Home Blog AutoML LangML Learn (100% Free Courses)

Understanding Hyperparameters

Hyperparameters play a pivotal role in gradient boosting algorithms for machine learning. Unlike model parameters learned from training data, hyperparameters guide how the model learns and are set before training begins. Effectively tuning these hyperparameters can significantly enhance a model's performance. Let's explore the key hyperparameters of gradient boosting and understand their impact on the learning process.

Learning Rate

The learning rate, also known as the "shrinkage" parameter, is one of the most critical hyperparameters. It controls how much the model adjusts weights with respect to the gradient direction. A smaller learning rate means the model learns more slowly, potentially requiring more iterations, but can lead to better generalization.

from sklearn.ensemble import GradientBoostingClassifier

# Example of setting the learning rate
model = GradientBoostingClassifier(learning_rate=0.1)

A common strategy is to start with a smaller learning rate and increase the number of estimators. This helps the model gradually converge to an optimal solution while avoiding overfitting.

Impact of learning rate on model convergence

Number of Estimators

The number of estimators specifies the number of boosting stages to be built, where each stage corresponds to a weak learner, often a decision tree. More estimators can improve accuracy but also increase the risk of overfitting.

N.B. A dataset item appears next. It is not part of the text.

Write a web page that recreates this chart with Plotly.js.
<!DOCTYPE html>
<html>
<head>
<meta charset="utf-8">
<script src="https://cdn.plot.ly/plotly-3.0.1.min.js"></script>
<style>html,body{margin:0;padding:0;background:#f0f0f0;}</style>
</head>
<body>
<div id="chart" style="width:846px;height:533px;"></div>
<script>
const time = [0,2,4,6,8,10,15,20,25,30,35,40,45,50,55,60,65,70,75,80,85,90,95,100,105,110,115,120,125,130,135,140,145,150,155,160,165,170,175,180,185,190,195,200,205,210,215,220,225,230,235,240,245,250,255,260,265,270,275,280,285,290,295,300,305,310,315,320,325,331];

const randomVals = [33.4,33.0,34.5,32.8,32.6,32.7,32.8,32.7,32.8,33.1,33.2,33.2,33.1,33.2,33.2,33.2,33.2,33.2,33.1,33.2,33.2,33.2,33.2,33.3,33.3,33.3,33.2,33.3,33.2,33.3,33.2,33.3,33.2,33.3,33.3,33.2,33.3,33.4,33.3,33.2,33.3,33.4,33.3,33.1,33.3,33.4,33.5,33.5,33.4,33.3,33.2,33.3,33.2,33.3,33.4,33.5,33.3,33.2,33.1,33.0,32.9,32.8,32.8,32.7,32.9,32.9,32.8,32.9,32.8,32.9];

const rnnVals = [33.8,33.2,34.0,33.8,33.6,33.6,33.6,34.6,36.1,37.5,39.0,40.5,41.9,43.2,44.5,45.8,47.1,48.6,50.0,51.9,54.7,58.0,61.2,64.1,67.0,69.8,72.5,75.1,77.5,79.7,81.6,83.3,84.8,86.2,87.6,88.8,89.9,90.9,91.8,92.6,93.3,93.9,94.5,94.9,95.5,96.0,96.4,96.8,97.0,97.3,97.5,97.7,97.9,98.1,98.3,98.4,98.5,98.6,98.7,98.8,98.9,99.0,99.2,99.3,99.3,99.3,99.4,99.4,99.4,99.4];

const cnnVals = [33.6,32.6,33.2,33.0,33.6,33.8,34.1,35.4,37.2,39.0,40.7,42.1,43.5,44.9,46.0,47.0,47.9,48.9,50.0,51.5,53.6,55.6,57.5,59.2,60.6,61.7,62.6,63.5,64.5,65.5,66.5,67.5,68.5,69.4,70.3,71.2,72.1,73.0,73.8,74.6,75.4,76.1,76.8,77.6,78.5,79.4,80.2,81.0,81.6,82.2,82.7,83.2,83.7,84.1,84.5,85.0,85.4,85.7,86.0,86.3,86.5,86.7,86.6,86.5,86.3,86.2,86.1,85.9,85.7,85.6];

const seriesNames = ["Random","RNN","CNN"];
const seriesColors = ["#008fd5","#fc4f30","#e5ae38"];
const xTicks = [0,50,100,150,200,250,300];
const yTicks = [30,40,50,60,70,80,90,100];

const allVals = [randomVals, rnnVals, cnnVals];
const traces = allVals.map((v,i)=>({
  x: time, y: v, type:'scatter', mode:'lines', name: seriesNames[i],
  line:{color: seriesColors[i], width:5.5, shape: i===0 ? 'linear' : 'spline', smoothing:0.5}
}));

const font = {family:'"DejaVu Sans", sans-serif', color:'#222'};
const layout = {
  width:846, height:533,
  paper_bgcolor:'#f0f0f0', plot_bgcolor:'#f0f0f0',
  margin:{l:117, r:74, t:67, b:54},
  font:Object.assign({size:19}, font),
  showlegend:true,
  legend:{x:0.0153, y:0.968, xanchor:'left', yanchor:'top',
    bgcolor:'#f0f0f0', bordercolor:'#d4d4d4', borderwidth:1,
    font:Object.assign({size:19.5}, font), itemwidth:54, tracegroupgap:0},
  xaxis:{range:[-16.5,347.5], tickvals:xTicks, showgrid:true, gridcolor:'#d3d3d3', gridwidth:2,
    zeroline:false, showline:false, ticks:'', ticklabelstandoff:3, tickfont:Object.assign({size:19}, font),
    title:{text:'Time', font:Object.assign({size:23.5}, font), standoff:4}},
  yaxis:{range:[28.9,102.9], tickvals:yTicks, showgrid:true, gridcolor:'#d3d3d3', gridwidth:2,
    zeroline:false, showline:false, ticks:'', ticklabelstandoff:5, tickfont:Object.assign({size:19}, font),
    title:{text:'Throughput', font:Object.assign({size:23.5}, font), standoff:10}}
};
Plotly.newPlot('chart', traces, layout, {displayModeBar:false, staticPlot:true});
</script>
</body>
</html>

# Setting the number of estimators
model = GradientBoostingClassifier(n_estimators=100)

A typical approach is to pair a lower learning rate with a higher number of estimators to balance model accuracy and overfitting risk.

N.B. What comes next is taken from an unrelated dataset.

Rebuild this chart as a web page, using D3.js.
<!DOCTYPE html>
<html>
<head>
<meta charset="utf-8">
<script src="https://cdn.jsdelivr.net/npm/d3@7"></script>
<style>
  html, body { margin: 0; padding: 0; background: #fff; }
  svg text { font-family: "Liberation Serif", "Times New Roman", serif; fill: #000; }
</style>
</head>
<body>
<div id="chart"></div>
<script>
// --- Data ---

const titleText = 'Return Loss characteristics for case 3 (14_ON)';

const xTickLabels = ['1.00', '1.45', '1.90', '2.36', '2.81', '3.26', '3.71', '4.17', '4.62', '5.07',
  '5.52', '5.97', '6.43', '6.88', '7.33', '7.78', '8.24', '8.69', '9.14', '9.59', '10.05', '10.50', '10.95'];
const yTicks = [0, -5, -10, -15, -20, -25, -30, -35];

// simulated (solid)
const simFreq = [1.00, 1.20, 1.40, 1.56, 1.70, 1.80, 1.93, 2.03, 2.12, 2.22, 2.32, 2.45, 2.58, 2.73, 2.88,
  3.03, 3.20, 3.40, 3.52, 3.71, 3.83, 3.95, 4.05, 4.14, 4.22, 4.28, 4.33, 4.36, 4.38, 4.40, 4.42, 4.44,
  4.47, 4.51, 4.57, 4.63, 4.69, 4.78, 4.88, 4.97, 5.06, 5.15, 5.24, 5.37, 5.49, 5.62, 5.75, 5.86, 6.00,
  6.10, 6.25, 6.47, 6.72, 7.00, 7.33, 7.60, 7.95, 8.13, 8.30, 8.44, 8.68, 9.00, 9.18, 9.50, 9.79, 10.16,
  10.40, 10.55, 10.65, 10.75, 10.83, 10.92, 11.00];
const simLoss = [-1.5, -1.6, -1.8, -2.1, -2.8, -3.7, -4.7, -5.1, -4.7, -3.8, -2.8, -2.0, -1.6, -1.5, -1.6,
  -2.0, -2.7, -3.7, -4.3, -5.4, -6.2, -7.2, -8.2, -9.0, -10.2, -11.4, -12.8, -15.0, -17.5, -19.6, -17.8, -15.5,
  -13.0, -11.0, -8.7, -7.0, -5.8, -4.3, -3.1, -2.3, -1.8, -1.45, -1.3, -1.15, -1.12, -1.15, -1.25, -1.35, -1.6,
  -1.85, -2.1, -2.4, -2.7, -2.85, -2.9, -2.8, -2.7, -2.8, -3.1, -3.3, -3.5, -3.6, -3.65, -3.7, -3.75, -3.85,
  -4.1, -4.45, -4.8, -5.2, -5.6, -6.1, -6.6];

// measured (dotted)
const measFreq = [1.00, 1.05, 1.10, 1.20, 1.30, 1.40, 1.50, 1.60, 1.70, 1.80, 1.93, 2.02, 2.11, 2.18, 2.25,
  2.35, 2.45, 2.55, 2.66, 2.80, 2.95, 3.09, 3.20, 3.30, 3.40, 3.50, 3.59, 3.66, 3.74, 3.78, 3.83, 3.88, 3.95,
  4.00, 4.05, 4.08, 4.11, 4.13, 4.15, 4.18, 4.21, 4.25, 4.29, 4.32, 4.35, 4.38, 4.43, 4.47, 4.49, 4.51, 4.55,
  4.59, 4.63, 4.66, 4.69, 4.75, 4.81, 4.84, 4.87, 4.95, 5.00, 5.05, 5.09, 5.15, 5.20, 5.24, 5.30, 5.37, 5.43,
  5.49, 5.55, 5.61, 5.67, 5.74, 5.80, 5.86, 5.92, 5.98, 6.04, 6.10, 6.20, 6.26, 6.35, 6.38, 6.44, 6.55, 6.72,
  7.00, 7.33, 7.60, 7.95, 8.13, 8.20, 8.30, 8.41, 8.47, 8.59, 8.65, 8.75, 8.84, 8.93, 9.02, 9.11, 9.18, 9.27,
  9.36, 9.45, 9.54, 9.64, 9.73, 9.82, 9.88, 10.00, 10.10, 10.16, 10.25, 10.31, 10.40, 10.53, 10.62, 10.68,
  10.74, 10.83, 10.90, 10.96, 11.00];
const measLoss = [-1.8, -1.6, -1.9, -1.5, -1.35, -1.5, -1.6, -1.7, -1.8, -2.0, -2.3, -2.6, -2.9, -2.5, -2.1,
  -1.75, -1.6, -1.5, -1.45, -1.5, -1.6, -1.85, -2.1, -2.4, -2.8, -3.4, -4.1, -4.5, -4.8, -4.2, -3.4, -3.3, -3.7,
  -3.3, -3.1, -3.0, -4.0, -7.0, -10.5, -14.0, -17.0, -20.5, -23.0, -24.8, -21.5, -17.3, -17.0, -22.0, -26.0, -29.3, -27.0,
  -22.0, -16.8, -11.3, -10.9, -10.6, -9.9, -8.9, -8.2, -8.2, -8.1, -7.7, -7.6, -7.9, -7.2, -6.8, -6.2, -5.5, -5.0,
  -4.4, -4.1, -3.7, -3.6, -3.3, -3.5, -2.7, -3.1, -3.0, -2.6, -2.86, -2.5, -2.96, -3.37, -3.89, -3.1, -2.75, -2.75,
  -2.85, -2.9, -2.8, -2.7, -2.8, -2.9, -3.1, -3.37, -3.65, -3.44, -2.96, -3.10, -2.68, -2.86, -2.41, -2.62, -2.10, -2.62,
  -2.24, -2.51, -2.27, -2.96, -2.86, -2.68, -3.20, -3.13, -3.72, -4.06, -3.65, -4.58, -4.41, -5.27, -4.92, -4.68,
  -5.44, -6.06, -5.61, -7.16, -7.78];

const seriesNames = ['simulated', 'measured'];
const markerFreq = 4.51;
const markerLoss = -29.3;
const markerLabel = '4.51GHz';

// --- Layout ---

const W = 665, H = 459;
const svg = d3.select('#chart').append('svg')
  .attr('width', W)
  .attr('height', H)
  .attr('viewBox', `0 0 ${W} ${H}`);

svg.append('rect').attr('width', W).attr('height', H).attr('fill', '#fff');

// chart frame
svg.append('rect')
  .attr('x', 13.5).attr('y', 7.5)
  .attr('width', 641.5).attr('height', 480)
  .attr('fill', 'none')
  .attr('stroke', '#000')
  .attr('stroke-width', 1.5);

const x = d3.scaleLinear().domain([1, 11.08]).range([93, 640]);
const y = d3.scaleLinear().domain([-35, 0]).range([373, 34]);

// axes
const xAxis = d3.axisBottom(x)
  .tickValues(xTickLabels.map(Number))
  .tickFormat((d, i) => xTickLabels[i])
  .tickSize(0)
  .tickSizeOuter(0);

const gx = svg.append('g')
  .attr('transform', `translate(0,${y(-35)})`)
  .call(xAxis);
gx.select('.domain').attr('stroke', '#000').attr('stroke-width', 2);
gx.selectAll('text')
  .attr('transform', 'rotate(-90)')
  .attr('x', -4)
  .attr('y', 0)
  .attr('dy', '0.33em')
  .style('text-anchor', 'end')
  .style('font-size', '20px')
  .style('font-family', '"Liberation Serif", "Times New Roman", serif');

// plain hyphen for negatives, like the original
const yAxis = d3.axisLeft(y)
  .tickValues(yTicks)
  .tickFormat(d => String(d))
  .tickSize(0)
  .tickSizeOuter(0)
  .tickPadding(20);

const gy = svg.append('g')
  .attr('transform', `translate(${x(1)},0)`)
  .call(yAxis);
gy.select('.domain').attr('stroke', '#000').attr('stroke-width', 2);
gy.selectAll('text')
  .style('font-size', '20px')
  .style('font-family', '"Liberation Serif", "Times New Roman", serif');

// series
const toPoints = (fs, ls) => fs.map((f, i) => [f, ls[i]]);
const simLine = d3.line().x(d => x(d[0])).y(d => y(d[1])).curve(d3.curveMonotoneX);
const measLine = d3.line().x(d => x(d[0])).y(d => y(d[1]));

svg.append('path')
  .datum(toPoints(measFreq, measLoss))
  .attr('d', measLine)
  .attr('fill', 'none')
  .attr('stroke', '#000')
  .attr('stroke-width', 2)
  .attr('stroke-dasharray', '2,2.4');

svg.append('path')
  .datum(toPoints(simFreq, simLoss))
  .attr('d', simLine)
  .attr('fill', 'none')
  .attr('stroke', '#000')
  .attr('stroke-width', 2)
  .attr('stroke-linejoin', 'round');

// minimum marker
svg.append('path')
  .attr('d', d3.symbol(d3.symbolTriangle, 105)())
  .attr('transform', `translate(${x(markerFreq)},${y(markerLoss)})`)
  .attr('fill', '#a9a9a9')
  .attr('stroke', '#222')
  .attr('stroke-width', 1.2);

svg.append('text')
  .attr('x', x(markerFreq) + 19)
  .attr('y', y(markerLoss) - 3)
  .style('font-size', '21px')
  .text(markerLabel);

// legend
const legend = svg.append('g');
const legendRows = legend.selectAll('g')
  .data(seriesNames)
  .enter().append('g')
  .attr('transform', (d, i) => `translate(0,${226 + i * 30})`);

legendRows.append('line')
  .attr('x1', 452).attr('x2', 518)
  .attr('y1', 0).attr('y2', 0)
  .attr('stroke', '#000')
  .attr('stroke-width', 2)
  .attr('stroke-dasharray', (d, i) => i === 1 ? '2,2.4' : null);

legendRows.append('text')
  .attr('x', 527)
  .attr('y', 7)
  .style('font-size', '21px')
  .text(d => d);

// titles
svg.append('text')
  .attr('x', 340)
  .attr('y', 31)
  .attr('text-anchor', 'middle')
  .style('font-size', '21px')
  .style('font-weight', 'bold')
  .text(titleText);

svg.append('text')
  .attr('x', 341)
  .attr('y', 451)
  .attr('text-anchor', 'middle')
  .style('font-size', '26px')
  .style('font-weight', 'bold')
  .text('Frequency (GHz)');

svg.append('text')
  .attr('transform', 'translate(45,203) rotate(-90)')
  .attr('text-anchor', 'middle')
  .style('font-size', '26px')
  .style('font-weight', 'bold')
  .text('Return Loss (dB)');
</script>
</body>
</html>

Impact of number of estimators on model performance

Maximum Depth

The maximum depth of each individual decision tree controls the model's complexity. Deeper trees can model more complex relationships but may also capture noise in the data, leading to overfitting.

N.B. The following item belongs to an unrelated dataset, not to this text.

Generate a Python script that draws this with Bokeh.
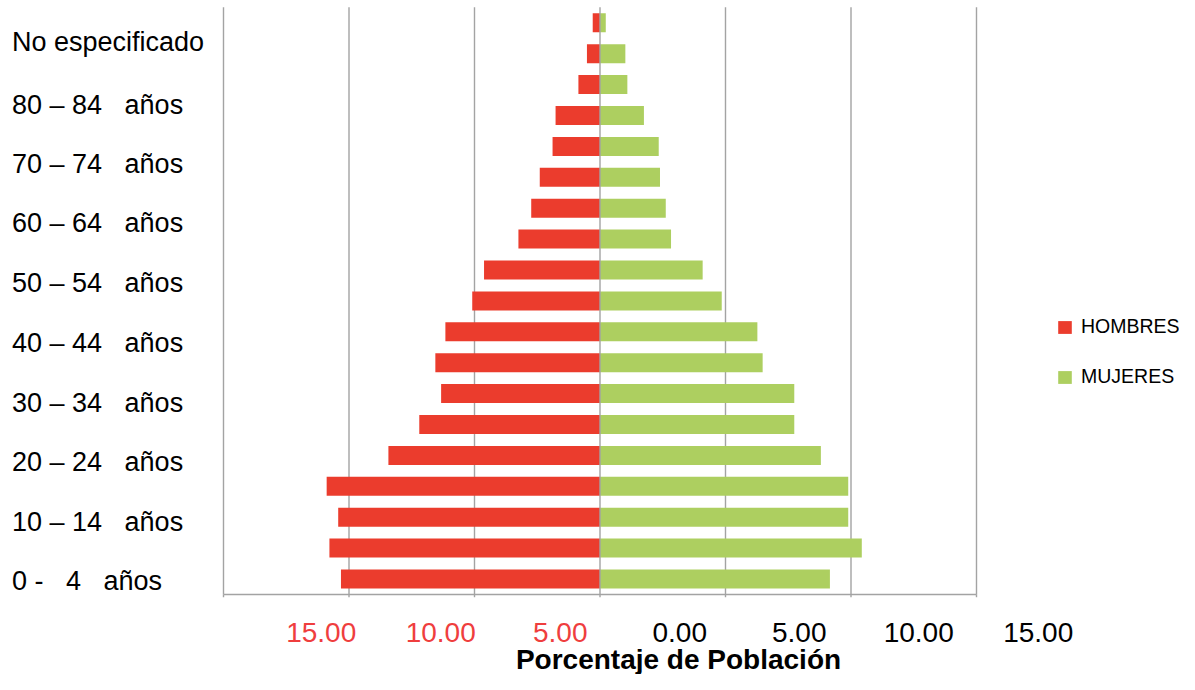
import numpy as np
from bokeh.plotting import figure
from bokeh.models import Range1d, ColumnDataSource, Legend, LegendItem
from bokeh.core.properties import value
from bokeh.embed import file_html
from bokeh.resources import INLINE

# ---------------- data ----------------
categories = ["0 - 4", "5 - 9", "10 - 14", "15 - 19", "20 - 24", "25 - 29",
              "30 - 34", "35 - 39", "40 - 44", "45 - 49", "50 - 54", "55 - 59",
              "60 - 64", "65 - 69", "70 - 74", "75 - 79", "80 - 84", "85 y más",
              "No especificado"]
hombres = [10.32, 10.78, 10.43, 10.89, 8.43, 7.20, 6.33, 6.56, 6.16, 5.09,
           4.62, 3.25, 2.74, 2.40, 1.89, 1.77, 0.86, 0.52, 0.29]
mujeres = [9.16, 10.43, 9.89, 9.89, 8.80, 7.74, 7.74, 6.48, 6.27, 4.85,
           4.09, 2.83, 2.62, 2.39, 2.34, 1.75, 1.09, 1.01, 0.23]
y_labels = ["0 -   4   años", "10 – 14   años", "20 – 24   años",
            "30 – 34   años", "40 – 44   años", "50 – 54   años",
            "60 – 64   años", "70 – 74   años", "80 – 84   años",
            "No especificado"]
x_tick_labels = ["15.00", "10.00", "5.00", "0.00", "5.00", "10.00", "15.00"]
grid_values = [-15, -10, -5, 0, 5, 10, 15]
series_names = ["HOMBRES", "MUJERES"]
x_title = "Porcentaje de Población"

# ---------------- styles / layout ----------------
RED = "#EB3C2D"
GREEN = "#ADCF60"
GRID = "#A3A3A3"
LABEL_RED = "#EF3E3E"
FONT = "Liberation Sans"

W, H = 1179, 674
PX = 25.1      # pixels per percentage unit
PY = 30.9      # pixels per category
X0 = 599.5     # canvas x of value 0
Y0 = 578.5     # canvas y (from top) of first category
TSHIFT = 10    # compensation for text baseline placement

# pixel baselines of the category labels
ylab_px = [590.5, 531, 471.7, 412.3, 352.7, 292.5, 232.7, 173.3, 114, 51]


def dx(px):
    return (px - X0) / PX


def dy(py):
    return (Y0 - py) / PY


p = figure(width=W, height=H, output_backend="svg", toolbar_location=None,
           x_range=Range1d(-X0 / PX, (W - X0) / PX),
           y_range=Range1d((Y0 - H) / PY, Y0 / PY),
           x_axis_location=None, y_axis_location=None,
           min_border=0, outline_line_color=None)
p.grid.visible = False
p.background_fill_color = "white"
p.border_fill_color = "white"

n = len(categories)
idx = np.arange(n)
top = n - 0.5
bottom = -0.5

# grid lines (except centre) behind bars
side_grid = [g for g in grid_values if g != 0]
p.segment(x0=side_grid, y0=[bottom] * len(side_grid), x1=side_grid,
          y1=[top] * len(side_grid), line_color=GRID, line_width=1.4)
# small tick marks below the bottom line
p.segment(x0=grid_values, y0=[bottom] * len(grid_values), x1=grid_values,
          y1=[bottom - 0.09] * len(grid_values), line_color=GRID, line_width=1.4)
# bottom line
p.segment(x0=[grid_values[0]], y0=[bottom], x1=[grid_values[-1]], y1=[bottom],
          line_color=GRID, line_width=1.4)

src = ColumnDataSource(dict(y=idx, h=-np.array(hombres), m=np.array(mujeres),
                            cat=categories))
bar_h = 0.615
rh = p.hbar(y="y", left="h", right=0, height=bar_h, source=src,
            fill_color=RED, line_color=None)
rm = p.hbar(y="y", left=0, right="m", height=bar_h, source=src,
            fill_color=GREEN, line_color=None)

# centre line on top
p.segment(x0=[0], y0=[bottom], x1=[0], y1=[top], line_color=GRID, line_width=1.4)

# y category labels (every other category)
p.text(x=[dx(11.5)] * len(y_labels), y=[dy(v - TSHIFT) for v in ylab_px],
       text=[s.replace(" ", "\u00a0") for s in y_labels],
       text_font=value(FONT), text_font_size=value("27px"),
       text_align="left", text_baseline="alphabetic", text_color="black")

# x tick labels
xt_src = ColumnDataSource(dict(
    x=[dx(320.7 + 119.5 * k) for k in range(len(x_tick_labels))],
    y=[dy(641.5 - TSHIFT)] * len(x_tick_labels),
    t=x_tick_labels,
    c=[LABEL_RED] * 3 + ["black"] * 4))
p.text(x="x", y="y", text="t", text_color="c", source=xt_src,
       text_font=value(FONT), text_font_size=value("28px"),
       text_align="center", text_baseline="alphabetic")

# axis title
p.text(x=[dx(678)], y=[dy(668.5 - TSHIFT)], text=[x_title],
       text_font=value(FONT), text_font_size=value("28px"),
       text_font_style="bold", text_align="center",
       text_baseline="alphabetic", text_color="black")

legend = Legend(items=[LegendItem(label=series_names[0], renderers=[rh]),
                       LegendItem(label=series_names[1], renderers=[rm])],
                location=(1056, 286), orientation="vertical",
                padding=0, margin=0, spacing=27,
                glyph_width=17, glyph_height=16, label_height=16,
                label_standoff=8, label_text_font=FONT,
                label_text_font_size="19.5px", label_text_color="black",
                border_line_color=None, background_fill_alpha=0)
p.add_layout(legend)

open("out.html", "w").write(file_html(p, INLINE))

# Setting the maximum depth of trees
model = GradientBoostingClassifier(max_depth=3)

Shallow trees (low depth) are less expressive but tend to generalize better, especially with small datasets.

Impact of maximum depth on model performance

Subsample

The subsample parameter denotes the fraction of samples to be used for fitting the individual base learners. Setting this value to less than 1.0 results in stochastic gradient boosting, which can improve the model's robustness by introducing randomness.

# Setting the subsample parameter
model = GradientBoostingClassifier(subsample=0.8)

This technique can help reduce overfitting by ensuring each base learner is trained on a slightly different dataset.

Impact of subsample ratio on model accuracy

Column Sample by Tree

Similar to subsampling samples, you can also subsample features using the max_features parameter. This controls the number of features to consider when looking for the best split in each tree.

# Setting the feature subsample parameter
model = GradientBoostingClassifier(max_features='sqrt')

This introduces additional diversity and can improve model performance, especially in datasets with a large number of features.

Impact of max_features ratio on model accuracy

Regularization Parameters

Gradient boosting also supports regularization through the min_samples_split and min_samples_leaf hyperparameters. These control the minimum number of samples required to split a node and to be a leaf node, respectively.

# Setting regularization parameters
model = GradientBoostingClassifier(min_samples_split=10, min_samples_leaf=5)

Regularization parameters help prevent the model from becoming too complex and overfitting the training data.

Impact of min_samples_leaf on model performance

Tuning Strategies

An effective approach to finding the optimal set of hyperparameters is to use systematic search strategies like grid search and random search. Grid search involves specifying a set of values for each hyperparameter and evaluating the model performance for every combination. Random search, on the other hand, samples a fixed number of hyperparameter combinations from specified distributions.

from sklearn.model_selection import GridSearchCV

# Example grid search for hyperparameter tuning
param_grid = {
    'learning_rate': [0.01, 0.1],
    'n_estimators': [100, 200],
    'max_depth': [3, 5]
}

grid_search = GridSearchCV(estimator=model, param_grid=param_grid, cv=3)
grid_search.fit(X_train, y_train)

These strategies are computationally intensive but can be highly effective in finding a set of hyperparameters that yield the best performance on validation data.

Hyperparameter tuning strategies

Understanding and effectively tuning hyperparameters is crucial for optimizing gradient boosting models. By carefully adjusting these parameters and employing systematic search strategies, you can significantly enhance your model's predictive power, making it more adept at handling the complexities of real-world data.